Current domestic drug threats, fueled in part by Mexican traffickers, include opioids such as heroin, fentanyl, and diverted or counterfeit controlled prescription drugs; marijuana; methamphetamine; cocaine; and synthetic psychoactive drugs. While marijuana remains the most commonly used illicit drug, officials are increasingly concerned about the U.S. opioid epidemic. As part of this, the most recent data show an elevated level of heroin use in the United States, including elevated overdose deaths linked to heroin and other opioids, and there has been a simultaneous increase in its availability, fueled by a number of factors including increased production and trafficking of heroin by Mexican criminal networks. Increases in Mexican heroin production and its availability in the United States have been coupled with increased heroin seizures at the Southwest border. According to the DEA, the amount of heroin seized in the United States, including at the Southwest border, has generally increased over the past decade; nationwide heroin seizures reached 7,979 kg in 2017, with 3,090 kg (39%) seized at the Southwest border, up from about 2,000 kg seized at the Southwest border a decade earlier.

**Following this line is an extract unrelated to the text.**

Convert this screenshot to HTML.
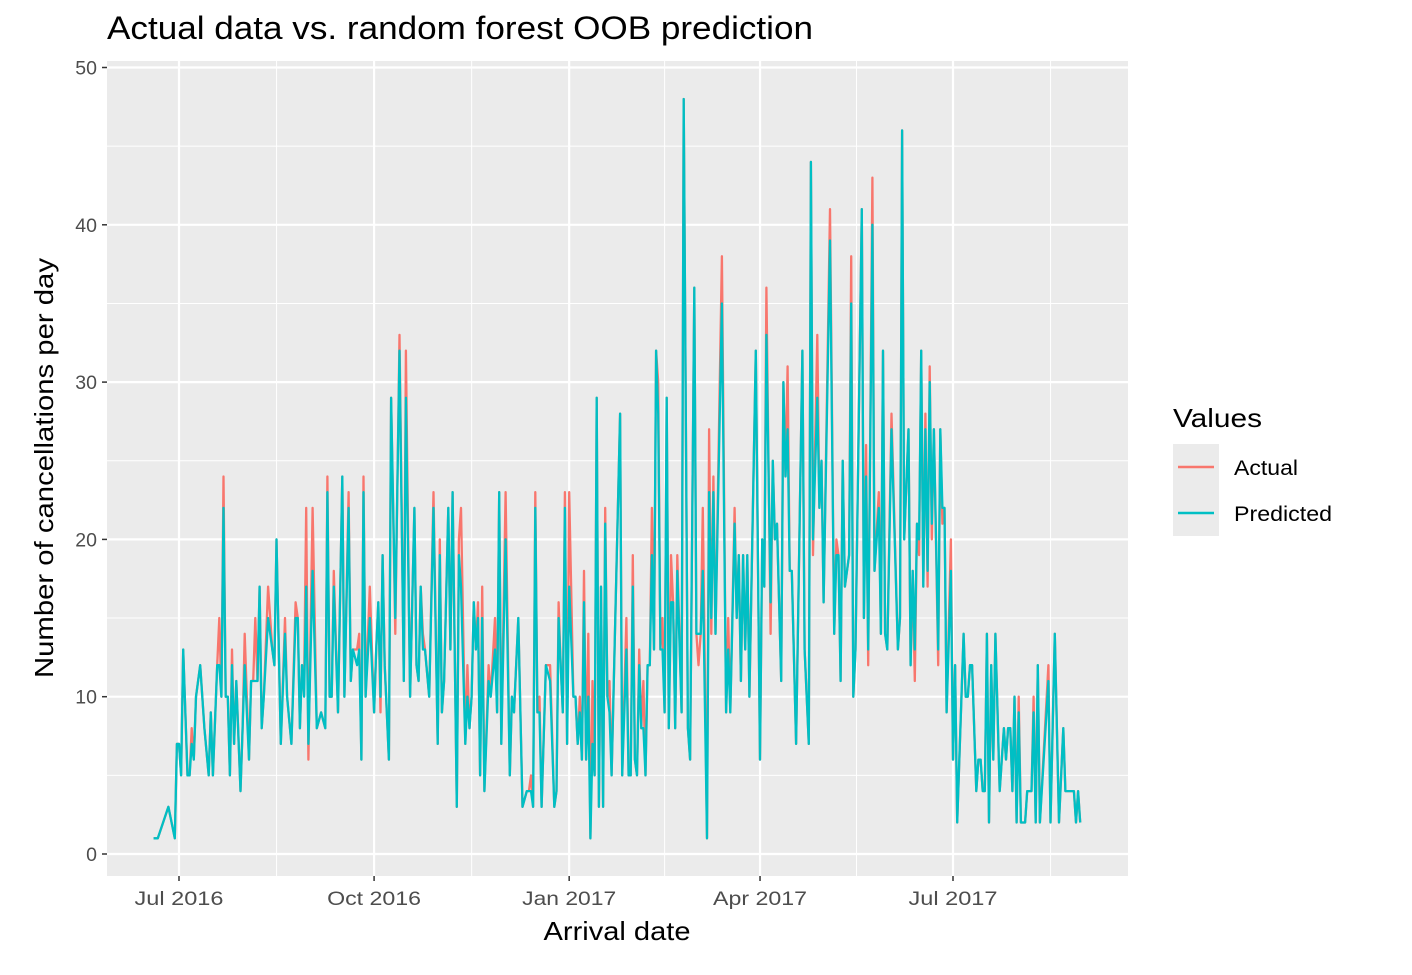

In addition to heroin, officials have become increasingly concerned with the trafficking of fentanyl, particularly nonpharmaceutical, illicit fentanyl. Fentanyl can be mixed with heroin and/or other drugs, sometimes without the consumer's knowledge, and has been involved in an increasing number of opioid overdoses. Nonpharmaceutical fentanyl found in the United States is manufactured in China and Mexico. It is trafficked into the United States across the Southwest border or delivered through mail couriers directly from China, or from China through Canada.

Federal law enforcement has a number of enforcement initiatives aimed at countering drug trafficking, both generally and at the Southwest border. For example, the Organized Crime Drug Enforcement Task Force (OCDETF) program targets major drug trafficking and money laundering organizations, with the intent to disrupt and dismantle them. The OCDETFs target organizations that have been identified on the Consolidated Priority Organization Targets (CPOT) List, the "most wanted" list of drug trafficking and money laundering organizations. In addition, the High Intensity Drug Trafficking Areas (HIDTA) program provides financial assistance to federal, state, local, and tribal law enforcement agencies operating in regions of the United States that have been deemed critical drug trafficking areas. There are 29 designated HIDTAs throughout the United States and its territories, including a Southwest border HIDTA that is a partnership of the New Mexico, West Texas, South Texas, Arizona, and San Diego-Imperial HIDTAs.

Several existing strategies may also be leveraged to counter Southwest border drug trafficking. For instance, the National Southwest Border Counternarcotics Strategy (NSBCS), first launched in 2009, outlines domestic and transnational efforts to reduce the flow of illegal drugs, money, and contraband across the Southwest border. In addition, the 2011 Strategy to Combat Transnational Organized Crime provided the federal government's first broad conceptualization of transnational organized crime, highlighting it as a national security concern and outlining threats posed by TCOs—one being the expansion of drug trafficking.

The 116th Congress may consider a number of options in attempting to reduce drug trafficking from Mexico to the United States. For instance, Congress may question whether the Trump Administration will continue or alter priorities set forth by existing strategies. Policymakers may also be interested in examining various federal drug control agencies' roles in reducing Southwest border trafficking. This could involve oversight of federal law enforcement and initiatives such as the OCDETF program, as well as the Office of National Drug Control Policy (ONDCP) and its role in establishing a National Drug Control Strategy and Budget, among other efforts.